There is also a hefty admixture of irony. During what seems to be an executive luncheon, one man tells another on the phone that workers don't appreciate quality and how nice it is to appreciate money and the things that it can buy such as fine wine. When he is not looking, however, a man at an adjacent table calmly lifts his wallet from his jacket on the back of his chair. Though Andersson's cynicism is at times not very well hidden, You the Living has an underlying humanism that shows compassion for the human condition. It is a cautionary tale that looks at the mess we humans have gotten ourselves into but suggests there is still time to turn it around, if we heed the warning of the poet Goethe that opens the film, "Be pleased then, you the living, in your delightfully warmed bed, before Lethe's ice-cold wave will lick your escaping foot."

Reviewed by MOscarbradley8 / 10

A slice of life unlike any other

You can't really call Roy Andersson prolific, (6 films in 37 years). Nor can you accuse him of being conventional; he doesn't do 'straight-forward', at least when it comes to narrative. "You, the Living", his first film in seven years, is like a surreal documentary in which a large number of characters are observed doing nothing very much and if that sounds off-putting, let me assure you it isn't. This is a funny, accessible and surprisingly warm-hearted movie, a slice-of-life far removed from that which we normally see on the screen.

Of course, 'slice-of-life' is hardly the proper moniker to apply to this movie since most people's lives are unlikely to be anything like this. The incidents on the screen run the gamut from the almost terrifyingly ordinary to the downright wacky and while characters may flit by, sometimes never to be seen again, others to reappear as if anxious for approval, Andersson bestows on them all a kind of benign affection. That, and some rollicking music, ensure the time we spend with them is time well-spent.

Reviewed by dromasca9 / 10

the land of the living dead

Swedish director Roy Andersson is 76 years old. He made his first feature film in 1969, and has since made six more films, most recently this year. Seven films in half a century. 'Du levande' ('You, the living') from 2007 was his fifth film, and the first one I saw, on the recommendation of a new Internet friend. If I am to judge after this film, however, Andersson is one of the most talented and original Scandinavian directors, a special personality even in the context of a film school that does not lack innovators and explorers of unique ways of cinematic expression.

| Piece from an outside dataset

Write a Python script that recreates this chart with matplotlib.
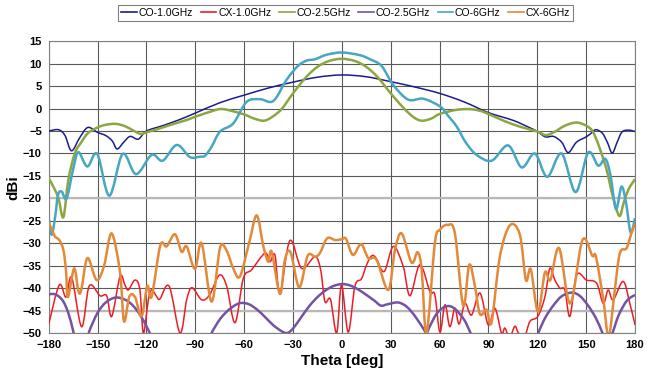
import numpy as np
import matplotlib
matplotlib.use("Agg")
import matplotlib.pyplot as plt
from matplotlib.path import Path
from matplotlib.patches import PathPatch
from matplotlib.lines import Line2D

plt.rcParams['font.family'] = ['Liberation Sans', 'DejaVu Sans']

# CO-1.0GHz
co10_t = [-180, -174, -170, -166, -161, -156, -150, -145, -141, -138, -134, -130, -125, -120, -110, -100,
          -90, -75, -60, -45, -30, -15, 0, 15, 30, 45, 60, 75, 90, 105, 115, 120, 125, 130, 135, 139, 144,
          150, 153, 156, 160, 163, 166, 169, 172, 176, 180]
co10_v = [-5.0, -4.7, -6.0, -9.4, -6.5, -4.2, -5.3, -6.0, -7.2, -9.0, -7.5, -6.2, -6.8, -5.0, -3.8, -2.5,
          -1.0, 1.3, 3.0, 4.6, 5.9, 7.0, 7.5, 7.1, 6.0, 4.8, 3.4, 1.5, -0.9, -2.6, -4.2, -5.1, -6.3, -6.2, -7.5,
          -9.8, -7.5, -6.3, -5.5, -4.7, -5.5, -7.5, -9.9, -7.5, -5.2, -4.8, -5.1]

# CX-1.0GHz
cx10_t = [-180, -173.5, -169.4, -165.9, -159.8, -155.1, -148.5, -144.4, -141.3, -136.2, -133.2, -131.1, -127,
          -124, -121.9, -118.8, -116.8, -113.7, -111.7, -106, -99.4, -95.3, -92, -86.1, -81.2, -75.2, -70.7,
          -65.6, -60.5, -55.4, -47.2, -44.1, -41.1, -38, -31.9, -24.7, -16.5, -13, -10.4, -7, -3.2, -0.2,
          3.9, 8, 12.1, 15.2, 18.3, 21, 26, 31.6, 37.7, 41.8, 47.9, 54.1, 57.1, 60.2, 63.3, 66.3, 69.4, 72,
          75.6, 79.6, 84.8, 89.9, 94, 98, 100.1, 103, 106.2, 108.3, 112, 115.5, 120.3, 124.7, 127.7, 130.8,
          133.9, 136.9, 140, 144.1, 150.2, 156.4, 160.5, 163.5, 166.6, 172.7, 176.8, 180]
cx10_v = [-48.0, -39.3, -42.0, -37.6, -48.6, -39.5, -41.7, -41.7, -46.3, -37.4, -39.3, -40.4, -38.2,
          -40.4, -50.0, -42.6, -40.4, -41.9, -42.4, -39.6, -50.0, -42.6, -39.9, -42.6, -41.5, -37.1, -39.6,
          -47.7, -37.8, -35.9, -32.2, -34.1, -32.6, -41.1, -29.4, -35.6, -33.0, -36.0, -43.0, -42.5, -50.0, -39.3,
          -49.8, -39.6, -37.9, -34.8, -32.8, -33.3, -36.3, -30.7, -35.2, -41.7, -34.8, -40.8, -41.5, -49.8, -43.7,
          -48.6, -44.5, -48.0, -43.4, -46.0, -41.1, -48.2, -44.5, -50.0, -48.9, -51.0, -48.5, -49.9, -51.0, -47.4,
          -46.3, -41.9, -35.6, -38.2, -40.0, -40.4, -46.3, -37.1, -38.2, -38.9, -43.4, -40.4, -42.6, -38.5,
          -43.4, -48.2]

# CO-2.5GHz
co25_t = [-180, -177, -174, -171, -168, -164, -160, -156, -150, -145, -139, -134, -130, -124, -120, -110,
          -105, -95, -90, -80, -75, -70, -60, -54, -48, -43, -37, -30, -22, -15, -8, 0, 8, 15, 22, 30, 38,
          44, 49, 55, 60, 70, 78, 85, 90, 100, 110, 120, 125, 130, 137, 144, 150, 154, 158, 162.6, 166,
          170.3, 173, 176, 180]
co25_v = [-15.5, -17.5, -20.0, -24.2, -16.0, -10.0, -7.5, -5.5, -4.2, -3.6, -3.4, -3.8, -4.5, -5.6, -5.3, -4.2,
          -3.6, -2.5, -1.8, -0.6, -0.1, -0.3, -1.3, -2.2, -2.7, -1.9, -0.1, 3.4, 7.0, 9.3, 10.6, 11.1, 10.6, 9.3,
          7.0, 3.4, 0.1, -1.9, -2.7, -2.2, -1.2, -0.3, -0.1, -0.5, -1.2, -2.8, -4.1, -5.1, -5.9, -5.3, -3.8, -3.1,
          -3.8, -5.1, -8.5, -13.7, -19.0, -23.9, -21.0, -18.0, -15.7]

# CX-2.5GHz (labelled CO-2.5GHz in the legend)
cx25_t = [-180, -177, -174, -171, -168, -165, -163, -157, -155, -150, -145, -139, -133, -128, -123, -118,
          -115, -82, -80, -75, -70, -65, -61.5, -57, -52, -47, -42, -37, -33.5, -30, -25, -20, -15, -10, -5,
          0, 5, 10, 15, 20, 24, 28, 34.6, 40, 45, 50, 52, 54, 58, 62, 66, 70, 75, 79, 81, 118, 120.6, 125,
          130, 135, 141, 146, 151, 156, 160, 162, 164, 166.2, 170, 175, 180]
cx25_v = [-41.4, -41.3, -41.8, -43.0, -45.5, -49.5, -53.0, -52.0, -49.5, -45.5, -43.2, -42.1, -42.6, -44.0,
          -46.5, -50.0, -53.0, -52.0, -50.0, -47.0, -45.0, -43.7, -43.3, -43.6, -44.8, -46.5, -48.3, -49.6,
          -50.0, -49.0, -46.5, -44.0, -42.0, -40.5, -39.5, -39.1, -39.4, -40.3, -41.5, -42.8, -43.9, -43.6,
          -43.2, -44.2, -46.3, -49.0, -50.0, -48.5, -45.8, -44.4, -44.0, -44.8, -47.0, -50.0, -52.0, -53.0,
          -50.0, -46.5, -43.8, -41.8, -41.0, -41.7, -43.8, -46.7, -50.0, -52.0, -52.0, -50.0, -46.0, -42.8, -41.5]

# CO-6GHz
co6_t = [-180, -178.2, -176, -174.3, -172, -169, -165, -161.8, -156.3, -150.2, -142.8, -134.6, -126.4,
         -116.8, -110, -101.4, -93.3, -87, -84, -80, -74.8, -66.7, -58.5, -50.3, -42.1, -34, -27, -21.6,
         -16.5, -9.4, 0, 11.1, 17.2, 24.4, 31.5, 40.7, 50, 60.2, 65, 70.5, 76, 82.7, 92, 102.1, 110.4,
         118.5, 126.1, 134.9, 143.5, 151.2, 157.4, 161.8, 165, 168.3, 171.7, 174.5, 177.3, 180]
co6_v = [-24.4, -28.1, -24.0, -19.2, -18.5, -20.0, -13.5, -9.7, -12.9, -10.1, -19.4, -10.1, -14.6, -10.3,
         -11.6, -8.1, -10.8, -10.7, -10.5, -8.5, -5.1, -3.3, 1.5, 2.1, 1.7, 6.4, 9.5, 10.7, 11.0, 12.0, 12.5,
         11.9, 11.0, 9.5, 5.3, 2.0, 2.2, 0.5, -1.5, -4.0, -7.5, -10.3, -11.6, -8.2, -13.1, -10.0, -15.2, -10.0,
         -18.6, -9.8, -12.7, -11.2, -15.0, -22.4, -17.4, -21.0, -27.6, -24.4]

# CX-6GHz
cx6_t = [-180, -176.5, -173.5, -171, -169.4, -168.2, -164.4, -161.8, -160, -156.2, -150.6, -146, -141.4,
         -136.2, -133.8, -130.5, -127, -123, -119.5, -116.8, -111.5, -107.6, -102.5, -98.4, -95.3, -90.2,
         -86.1, -80, -74.8, -70.7, -66.7, -62.6, -57, -52.3, -48.2, -45.2, -43.1, -38, -35, -31.5, -26.2,
         -21, -16.5, -13.5, -9, -4, 0, 2.5, 6.8, 11.8, 16.2, 21.3, 28.5, 32.6, 36.7, 42.8, 46.5, 49, 52,
         57.1, 60.2, 65, 69.4, 74.5, 78.2, 81.7, 84.8, 88.9, 91.9, 97, 103.2, 109.3, 113, 116, 120.4, 124.7,
         128, 133.4, 140.2, 147.7, 153.8, 156, 160.5, 163, 164.5, 167.6, 170.7, 174.8, 177.9, 180]
cx6_v = [-25.3, -28.3, -29.3, -31.5, -36.0, -42.0, -35.6, -40.6, -40.4, -33.3, -38.2, -35.0, -27.8, -36.5,
         -47.4, -41.9, -42.0, -46.3, -39.5, -41.9, -30.5, -30.7, -28.0, -31.9, -30.7, -35.7, -30.0, -43.0,
         -31.0, -31.7, -35.6, -37.4, -30.0, -23.8, -30.7, -34.1, -31.9, -41.3, -33.7, -32.0, -39.8, -32.8,
         -33.0, -32.2, -28.9, -29.3, -29.1, -29.0, -32.6, -30.2, -33.3, -33.7, -40.4, -31.5, -27.8, -34.3,
         -32.0, -35.9, -50.0, -30.0, -27.0, -25.9, -27.8, -43.9, -34.8, -39.6, -45.8, -44.8, -47.6, -33.0,
         -26.0, -28.1, -38.2, -35.8, -45.2, -36.5, -38.2, -31.1, -43.4, -29.3, -32.8, -33.0, -42.5, -50.0,
         -50.0, -40.4, -32.2, -31.1, -27.6, -25.7]

series = [
    ("CO-1.0GHz", co10_t, co10_v, "#1c1c8e", 1.1),
    ("CX-1.0GHz", cx10_t, cx10_v, "#ee1d25", 1.1),
    ("CO-2.5GHz", co25_t, co25_v, "#8ca640", 1.8),
    ("CO-2.5GHz", cx25_t, cx25_v, "#7353a3", 1.8),
    ("CO-6GHz", co6_t, co6_v, "#47a7c2", 1.8),
    ("CX-6GHz", cx6_t, cx6_v, "#e3893a", 1.8),
]


def smooth_path(t, v):
    # excel-like smoothed line: cubic bezier segments through every point
    p = np.column_stack([t, v]).astype(float)
    n = len(p)
    verts = [p[0]]
    codes = [Path.MOVETO]
    for i in range(n - 1):
        p0 = p[max(i - 1, 0)]
        p1 = p[i]
        p2 = p[i + 1]
        p3 = p[min(i + 2, n - 1)]
        c1 = p1 + (p2 - p0) / 6.0
        c2 = p2 - (p3 - p1) / 6.0
        verts += [c1, c2, p2]
        codes += [Path.CURVE4] * 3
    return Path(verts, codes)


fig = plt.figure(figsize=(6.61, 3.74), dpi=100)
ax = fig.add_axes([0.0737, 0.1096, 0.887, 0.78])

handles = []
for label, t, v, color, lw in series:
    patch = PathPatch(smooth_path(t, v), facecolor='none', edgecolor=color, lw=lw,
                      joinstyle='round', zorder=3)
    ax.add_patch(patch)
    handles.append(Line2D([], [], color=color, lw=1.2, label=label))

ax.set_xlim(-180, 180)
ax.set_ylim(-50, 15)
ax.set_xticks(np.arange(-180, 181, 30))
ax.set_yticks(np.arange(-50, 16, 5))
ax.grid(True, color='#5a5a5a', lw=0.8)
for yl in (-20, -45):
    ax.axhline(yl, color='#b8b8b8', lw=1.6, zorder=1.5)
ax.set_axisbelow(True)
for sp in ax.spines.values():
    sp.set_color('#808080')
ax.tick_params(length=0, labelsize=8, pad=5)
for lab in ax.get_xticklabels() + ax.get_yticklabels():
    lab.set_fontweight('bold')

ax.set_xlabel("Theta [deg]", fontsize=11, fontweight='bold', labelpad=3)
ax.set_ylabel("dBi", fontsize=11, fontweight='bold', labelpad=2)

leg = fig.legend(handles=handles, loc='center', bbox_to_anchor=(0.523, 0.966), ncol=6, fontsize=7.5,
                 frameon=True, fancybox=False, handlelength=1.5, handletextpad=0.15,
                 columnspacing=0.75, borderpad=0.3)
leg.get_frame().set_edgecolor('#606060')
leg.get_frame().set_linewidth(0.8)

fig.savefig("out.png", dpi=100)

'Du levande' is a film whose structure is quite different from everything I've seen so far. The scenario lacks a clear narrative line, if we were to compare this film with a book we could say that we are not dealing with a novel but with a collection of short stories, which all take place in a similar urban space, with some shared characters, but also with many others most of them, showing up in just one of the episodes. I don't think there is any happy character in the movie. Everybody seems to exist in a space suspended between semi-life and death, some long for something they can't reach, others are completely resigned. The most vivid and dynamic sequences of the film are actually two dreams, one of which is a nightmare, the other one mirrors an aspiration that cannot be fulfilled in real life. One of the characters is a psychoanalyst, but he also confesses in a monologue addressed to the viewers his routine, boredom and inability to help after 27 years of profession. In the film written and directed by Roy Andersson, dream and absurd meet. The flounder of his characters has no chance. The impossibility of communication and the futility of the hopes of his heroes reminded me of the plays of two of the important playwrights of the second half of the 20th century: Eugen Ionesco and Hanoch Levin.

Most of the actors are, as I read, amateurish, but the excellent guidance of the director makes them act and move coherently and consistently with the message and atmosphere of the film. Apart from the few characters that appear in more than one of the film's scenes, the other strong common thread is the cinematography. The sets seem to have been created especially for 'Du levande' and filming took place entirely in studios. This is a return to the classic shooting style of the 1930s, but also a subtle interpretation of the 'Dogma' rules. The color palette is constantly dimmed, we are in a perpetual and foggy twilight, at the hour when Scandinavian pubs are closing, with the notable exception of one great thunderstorm with torrential rain. Time seems suspended, perhaps this is the world without pain and without seasons of the song with a painfully beautiful melody performed on two occasions, of which once at a funeral service. Death is always present, but it is not frightening, perhaps because the heroes of the film have already crossed the bridge? I understand that in other of Roy Andersson's films, the social and political issues play an important role, here they pass on the second plane, appearing explicitly once, in a prayer of a character whose face we will never see. 'Du levande' is a beautiful and special film, to which the viewers continue to think long after the end of the screening. One last association that comes to my mind is that of Magritte's paintings.